Datzman incorporated rock elements into the film's score in an effort to capture how Riley physically felt while playing hockey. She was in part inspired after attending a roller skating event in Burbank, California, and described a DJ at the event as playing an "awesome mix of psychobilly, metal, punk, and pop punk." The composer cited the Sense of Self theme as her favourite contribution to the score. Succinct versions of the theme can be heard at the beginning of the film, and an extended version is played when Riley's Core Belief System is shown for the first time. Inspired by Radiohead's "Everything in Its Right Place", Datzman recorded herself mumble-speaking for the Core Belief System. She described the sounds as the "stream of consciousness in the back of your head." After recording different pitches of her mumbles, she gave it a "sort of cathedral treatment", with the theme evolving in different ways as Riley's mental state does in the story.

Datzman added ten new musical elements to the score. She gave each new character its own treatment or motif, with Anxiety having the most versatile of them. Like with all the emotions, she wanted to musically represent how anxiety felt. She described the emotion as a "zing" or "bolt of lighting" to get a person's attention, which then "convinces you to listen in all these different ways and all these different variations." Riley's panic attack scene features a deconstruction of Anxiety's theme. It consists of an alarm and a solo violin playing on A repeatedly, which the composer puts through different processors. She described it as an "emotional message getting conveyed and skewed" and added, "We don't know what to be afraid of anymore, but everything is scary."

== Release and reception ==
The soundtrack album was released by Walt Disney Records on June 14, 2024, the same day as the film's theatrical release. It will be released on vinyl by Mutant in partnership with Walt Disney Records later in October 2024.

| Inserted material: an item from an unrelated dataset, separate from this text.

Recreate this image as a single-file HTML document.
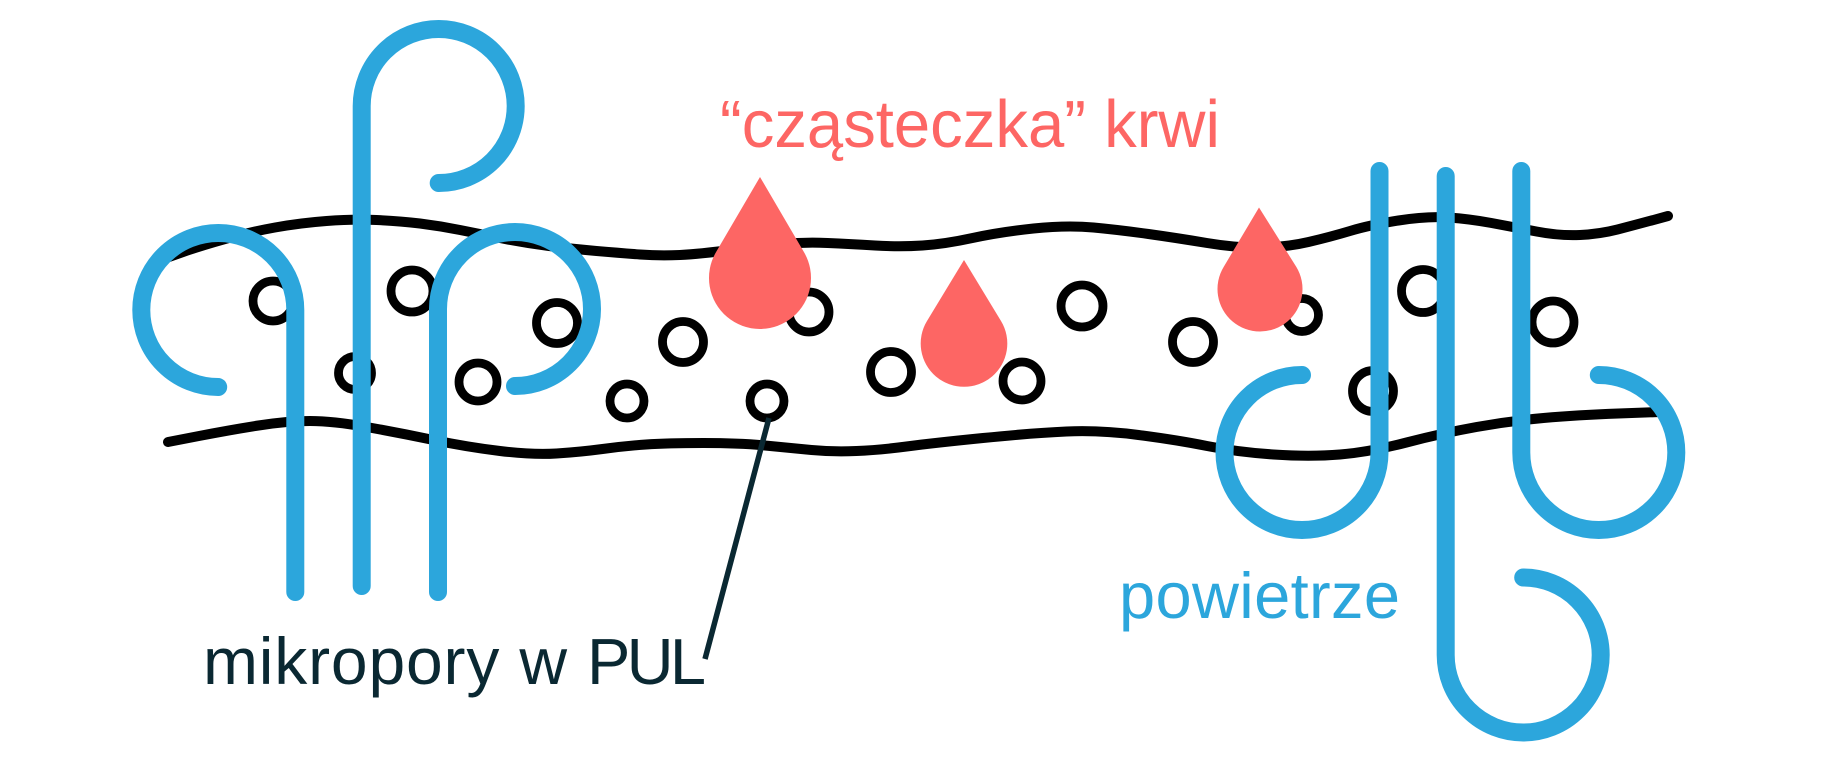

In a review of the film for The Hollywood Reporter, David Rooney said that "The spirited score by Andrea Datzman makes everything pop even more." Ross Bomaine of Collider called the score "tremendous", adding that it builds upon Giacchino's work in "subtle and brilliant ways." Christian Clemmensen of Filmtracks gave the score a 3 out of 5 star rating. They wrote, "Overall, Datzman's sequel score is an intelligent advancement of the first score's style and narrative, and your appreciation for the music for Inside Out 2 on album will largely depend upon your level of engagement with the first score's similar style." Oscar Jacks of Screenaholics praised the score's ability to musically portray anxiety. Several critics also opined that while the score had its strong suits, it paled in comparison to Giacchino's work in the original film. Matthew Stogdon of The Red Right Hand Movie Reviews described the score as safe in comparison to the original, and said "Michael Giacchino's themes gave us a Peter And The Wolf level of expressive leitmotifs and assigned instruments for each emotion. And while these are largely back, they have become somewhat ambient and pedestrian."

==Track listing==

Inside Out 2 (Original Motion Picture Soundtrack)
| No. | Title | Composer(s) | Length |
|---|---|---|---|
| 1. | "Outside Intro" | Datzman; Michael Giacchino; | 0:55 |
| 2. | "Go Team!" | Datzman; Giacchino; | 2:27 |
| 3. | "The Life of Riley" | Datzman; Giacchino; | 2:32 |
| 4. | "Thread the Needle" | Datzman; Giacchino; | 1:06 |
| 5. | "Riley Protection System" | Datzman; Giacchino; | 2:46 |
| 6. | "Creating a Sense of Self" |  | 1:30 |
| 7. | "Demo Day" |  | 1:57 |
| 8. | "Ride and Prejudice" |  | 2:18 |
| 9. | "Anxious to Meet You" |  | 2:21 |
| 10. | "Seeking Val-idation" |  | 1:44 |
| 11. | "Sending Out an S.o.S." |  | 2:45 |
| 12. | "Bloofy & Co." |  | 2:59 |
| 13. | "Flight for Fighting" |  | 2:49 |
| 14. | "Fawn of a New Day" |  | 0:56 |
| 15. | "Return to Imagination Land" | Datzman; Giacchino; | 1:08 |
| 16. | "To Project and Disserve" | Datzman; Giacchino; | 3:19 |
| 17. | "What's the Big Idea?" | Datzman; Giacchino; | 2:31 |
| 18. | "Red Hairing" |  | 1:18 |
| 19. | "Recovering a Sense of Self" |  | 2:55 |
| 20. | "Joyless" |  | 1:53 |
| 21. | "The Puck Drops Here" |  | 2:58 |
| 22. | "A Mind at Freeze" |  | 2:44 |
| 23. | "Growing Up Is Hard to Do" |  | 4:19 |
| 24. | "Glide and Joy" | Datzman; Giacchino; | 2:01 |
| 25. | "Every Messy, Beautiful Part of Her" |  | 2:44 |
| 26. | "Inside Outro" |  | 2:21 |
| 27. | "Done Track Mind" | Datzman; Giacchino; | 8:15 |
| Total length: |  |  | 67:00 |

== Additional music ==
The film also features additional original pieces: "Bloofy's House Theme Song" written by Jennifer Rowekamp and performed by Ron Funches, "Baller Dash" by John Park, "TripleDent Gum Jingle" (also from the first film) performed by Datzman and Nick Pitera, and "Can't Slow Us Down" by Henry Beasley and Simon Oscroft. Licensed songs featured include "It's the Time of Our Lives" by Paris Carney and Lucky West and "Growing Up" by the Linda Lindas.